Laure est inconsolable. Antoine, son Gp, comme elle dit, vient de mourir. Antoine, l'Espagnol, l'ex-combattant de la guerre d'Espagne, l'homme qui lui a donné tout l'amour du monde, l'a quittée à jamais. Laure et Ferrans, son riche mari, ne resteront pas avec la famille, à Bram, ce soir-là. Ils rentreront chez eux dans le rutilant Cayenne de Ferrans.

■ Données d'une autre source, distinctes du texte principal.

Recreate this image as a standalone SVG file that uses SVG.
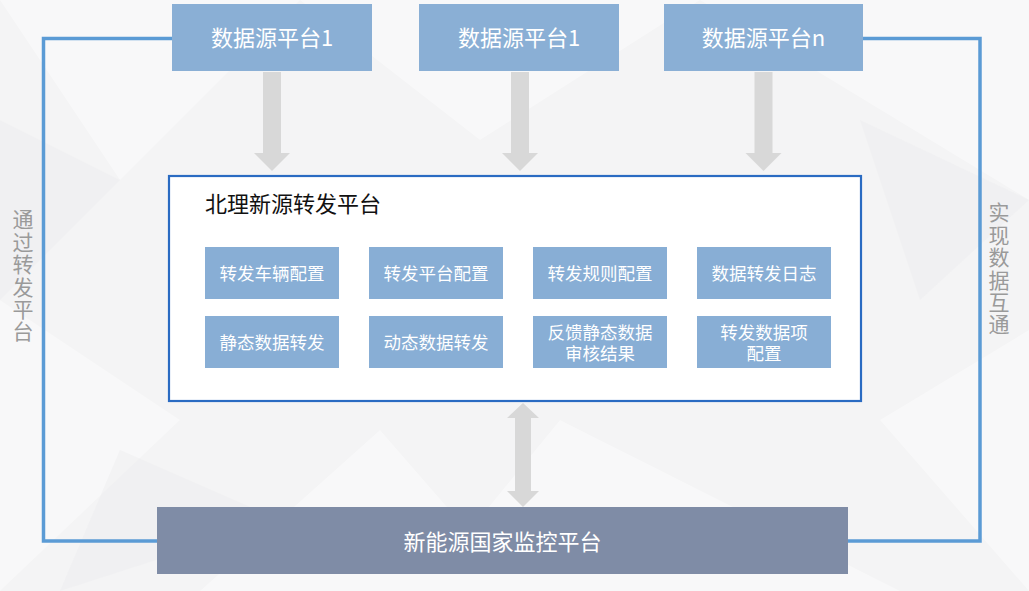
<svg xmlns="http://www.w3.org/2000/svg" width="1029" height="591" viewBox="0 0 1029 591">
  <defs>
    <style>
      .src { fill: #8aafd5; }
      .sub { fill: #88aed5; }
      .wt { fill: #ffffff; font-family: "Noto Sans CJK SC", "Liberation Sans", sans-serif; text-anchor: middle; }
      .big { font-size: 22px; }
      .sm { font-size: 17.5px; font-family: "Liberation Sans", "Noto Sans CJK SC", sans-serif; }
      .side { fill: #9a9a9a; font-family: "Noto Sans CJK SC", "Liberation Sans", sans-serif; font-size: 21px; writing-mode: vertical-rl; letter-spacing: 1.4px; }
      .link { fill: none; stroke: #5b9bd5; stroke-width: 3.5; }
      .garrow { fill: #d8d8d8; }
    </style>
  </defs>

  <!-- background -->
  <rect x="0" y="0" width="1029" height="591" fill="#f4f4f5"/>
  <g fill="#ffffff" opacity="0.4">
    <polygon points="0,0 300,0 120,180"/>
    <polygon points="300,0 700,0 480,140"/>
    <polygon points="700,0 1029,0 1029,200"/>
    <polygon points="0,300 180,420 0,591"/>
    <polygon points="560,420 900,591 420,591"/>
    <polygon points="880,420 1029,330 1029,591"/>
    <polygon points="200,591 380,430 520,591"/>
  </g>
  <g fill="#ececee" opacity="0.4">
    <polygon points="0,120 120,180 0,300"/>
    <polygon points="860,120 1029,200 920,300"/>
    <polygon points="120,450 280,520 60,591"/>
  </g>

  <!-- connectors -->
  <g id="connectors">
    <polyline class="link" points="172,38.5 43.5,38.5 43.5,541 157,541"/>
    <polyline class="link" points="860,38.5 980,38.5 980,541 848,541"/>
    <polygon class="garrow" points="263,72 281,72 281,153 290,153 272,171 254,153 263,153"/>
    <polygon class="garrow" points="511,72 529,72 529,153 538,153 520,171 502,153 511,153"/>
    <polygon class="garrow" points="754.5,72 772.5,72 772.5,153 781.5,153 763.5,171 745.5,153 754.5,153"/>
    <polygon class="garrow" points="523,403 539,418 531,418 531,491 539,491 523,507 507,491 515,491 515,418 507,418"/>
  </g>

  <!-- side labels -->
  <g id="label-left">
    <text class="side" x="23" y="209">通过转发平台</text>
  </g>
  <g id="label-right">
    <text class="side" x="999" y="202">实现数据互通</text>
  </g>

  <!-- source platforms -->
  <g id="source1">
    <rect class="src" x="172" y="4" width="200" height="67"/>
    <text class="wt big" x="272" y="46">数据源平台1</text>
  </g>
  <g id="source2">
    <rect class="src" x="419" y="4" width="200" height="67"/>
    <text class="wt big" x="519" y="46">数据源平台1</text>
  </g>
  <g id="sourceN">
    <rect class="src" x="664" y="4" width="199" height="67"/>
    <text class="wt big" x="763.5" y="46">数据源平台n</text>
  </g>

  <!-- forwarding platform -->
  <g id="forward-platform">
    <rect x="169" y="176" width="692" height="225" fill="#ffffff" stroke="#2a6bc2" stroke-width="2.2"/>
    <text x="205" y="211.5" fill="#111111" font-family="Noto Sans CJK SC, Liberation Sans, sans-serif" font-size="22">北理新源转发平台</text>
  </g>

  <g id="f-vehicle-config">
    <rect class="sub" x="205" y="247" width="134" height="52"/>
    <text class="wt sm" x="272" y="279.5">转发车辆配置</text>
  </g>
  <g id="f-platform-config">
    <rect class="sub" x="369" y="247" width="134" height="52"/>
    <text class="wt sm" x="436" y="279.5">转发平台配置</text>
  </g>
  <g id="f-rule-config">
    <rect class="sub" x="533" y="247" width="134" height="52"/>
    <text class="wt sm" x="600" y="279.5">转发规则配置</text>
  </g>
  <g id="f-log">
    <rect class="sub" x="697" y="247" width="134" height="52"/>
    <text class="wt sm" x="764" y="279.5">数据转发日志</text>
  </g>
  <g id="f-static">
    <rect class="sub" x="205" y="316" width="134" height="52"/>
    <text class="wt sm" x="272" y="348.5">静态数据转发</text>
  </g>
  <g id="f-dynamic">
    <rect class="sub" x="369" y="316" width="134" height="52"/>
    <text class="wt sm" x="436" y="348.5">动态数据转发</text>
  </g>
  <g id="f-feedback">
    <rect class="sub" x="533" y="316" width="134" height="52"/>
    <text class="wt sm"><tspan x="600" y="338.5">反馈静态数据</tspan><tspan x="600" y="359.5">审核结果</tspan></text>
  </g>
  <g id="f-item-config">
    <rect class="sub" x="697" y="316" width="134" height="52"/>
    <text class="wt sm"><tspan x="764" y="338.5">转发数据项</tspan><tspan x="764" y="359.5">配置</tspan></text>
  </g>

  <!-- national monitoring platform -->
  <g id="national-platform">
    <rect x="157" y="507" width="691" height="67" fill="#7f8ca6"/>
    <text class="wt big" x="502.5" y="550">新能源国家监控平台</text>
  </g>
</svg>
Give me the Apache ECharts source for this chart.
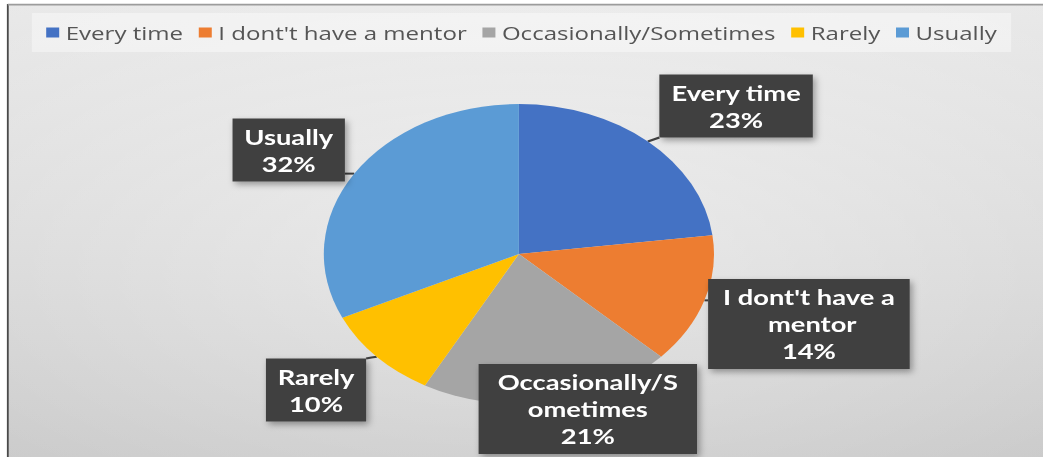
<!DOCTYPE html>
<html>
<head>
<meta charset="utf-8">
<script src="https://cdn.jsdelivr.net/npm/echarts@6/dist/echarts.min.js"></script>
<style>
  html, body { margin: 0; padding: 0; background: #ffffff; overflow: hidden; }
  #wrap { width: 1043px; height: 457px; position: relative; overflow: hidden; }
  /* the source image is an Excel chart stretched horizontally; reproduce that stretch */
  #chart { position: absolute; left: 0; top: 0; width: 802px; height: 457px;
           transform: scaleX(1.3005); transform-origin: 0 0; }
</style>
</head>
<body>
<div id="wrap"><div id="chart"></div></div>
<script>
// ---------------- data ----------------
const categories = ['Every time', "I dont't have a mentor", 'Occasionally/Sometimes', 'Rarely', 'Usually'];
const values = [23, 14, 21, 10, 32];
const colors = ['#4472C4', '#ED7D31', '#A5A5A5', '#FFC000', '#5B9BD5'];

// ---------------- layout (chart px, before the horizontal stretch) ----------------
const CX = 399, CY = 254, R = 150;
const labelCenters = [[566, 106], [622, 324], [452, 409], [243, 390], [222, 150]];
const labelWrap = {
  1: { width: 137, overflow: 'break' },
  2: { width: 150, overflow: 'breakAll' }
};

const total = values.reduce((a, b) => a + b, 0);
function midAngle(i) {
  let before = 0;
  for (let k = 0; k < i; k++) before += values[k];
  return (before + values[i] / 2) / total * Math.PI * 2;
}

const chart = echarts.init(document.getElementById('chart'), null, { renderer: 'svg' });

const option = {
  animation: false,
  backgroundColor: '#ffffff',
  graphic: [
    { type: 'rect', z: 0, silent: true,
      shape: { x: 6, y: 5, width: 796, height: 452 },
      style: { fill: new echarts.graphic.LinearGradient(0, 0, 0, 1, [
        { offset: 0, color: '#e8e8e8' }, { offset: 1, color: '#cacaca' }]) } },
    { type: 'rect', z: 0, silent: true,
      shape: { x: 6, y: 5, width: 796, height: 452 },
      style: { fill: new echarts.graphic.RadialGradient(0.5, 0.5, 0.75, [
        { offset: 0, color: 'rgba(255,255,255,0.45)' }, { offset: 1, color: 'rgba(255,255,255,0)' }]) } },
    { type: 'rect', z: 1, silent: true,
      shape: { x: 5.3, y: 4, width: 1.4, height: 453 },
      style: { fill: '#4a4a4a' } },
    { type: 'rect', z: 1, silent: true,
      shape: { x: 6, y: 3.8, width: 796, height: 1.6 },
      style: { fill: '#9c9c9c' } }
  ],
  legend: {
    data: categories,
    top: 13,
    left: 'center',
    icon: 'rect',
    itemWidth: 10,
    itemHeight: 10,
    itemGap: 12,
    selectedMode: false,
    backgroundColor: 'rgba(255,255,255,0.4)',
    padding: [10, 11],
    textStyle: { color: '#555555', fontFamily: 'Open Sans', fontSize: 18.5 }
  },
  series: [{
    type: 'pie',
    center: [CX, CY],
    radius: R,
    startAngle: 90,
    clockwise: true,
    avoidLabelOverlap: false,
    silent: true,
    emphasis: { disabled: true },
    itemStyle: { borderWidth: 0 },
    data: categories.map((name, i) => ({
      name: name,
      value: values[i],
      itemStyle: { color: colors[i] },
      label: labelWrap[i] || {}
    })),
    label: {
      show: true,
      position: 'outside',
      formatter: p => p.name + '\n' + Math.round(p.percent) + '%',
      color: '#ffffff',
      fontFamily: 'Lato',
      fontWeight: 'bold',
      fontSize: 21,
      lineHeight: 27,
      align: 'center',
      backgroundColor: '#404040',
      padding: [5, 9, 4, 9],
      shadowColor: 'rgba(0,0,0,0.35)',
      shadowBlur: 6,
      shadowOffsetX: 2,
      shadowOffsetY: 3
    },
    labelLine: { show: true, length: 5, length2: 5, smooth: false,
                 lineStyle: { color: '#404040', width: 2 } },
    labelLayout: function (params) {
      const i = params.dataIndex;
      const lx = labelCenters[i][0], ly = labelCenters[i][1];
      const w = params.labelRect.width, h = params.labelRect.height;
      const a = midAngle(i);
      const ex = CX + R * Math.sin(a), ey = CY - R * Math.cos(a);
      const bx = Math.min(Math.max(ex, lx - w / 2), lx + w / 2);
      const by = Math.min(Math.max(ey, ly - h / 2), ly + h / 2);
      return {
        x: lx, y: ly, align: 'center', verticalAlign: 'middle',
        labelLinePoints: [[ex, ey], [(ex + bx) / 2, (ey + by) / 2], [bx, by]]
      };
    }
  }]
};
chart.setOption(option);
</script>
</body>
</html>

Le lendemain, c'est la Saint-Valentin. Le couple et les deux filles de Ferrans partent pour trois jours à la neige, dans les Cévennes. Mais la neige n'est pas au rendez-vous. Et rien n'est plus triste qu'un séjour à la neige sans neige, sinon un village de montagne sans neige. Marron, humide, froid, hostile. Glacial. Laure se tait. Quand elle ne se tait pas, elle pleure, elle sanglote, ou bien elle somnole. Ferrans ne sait plus à quel saint se vouer. Il faut bien promener les filles, essayer de les occuper, les sortir de l'hôtel sinistre. L'auberge du Bonheur, ô ironie de nos choix, chanterait Stephan Eicher. A l'auberge du Bonheur, il y a une aubergiste. Une façade sale, des volets écaillés. Et aussi Roxy le gros lézard jaune, un pogona vitticeps ou agame barbu plus exactement, qui terrorise Laure.  A l'auberge du Bonheur, il y a des habitués. Jean-Paul,  moniteur de ski au chômage dont le regard rappelle à Laure Antoine, son Gp. Le médecin-joggeur du village, auquel Ferrans, en désespoir de cause, finira par faire appel pour soulager Laure, Laure et sa douleur insondable, Laure qui n'a pas dormi depuis 6 nuits. 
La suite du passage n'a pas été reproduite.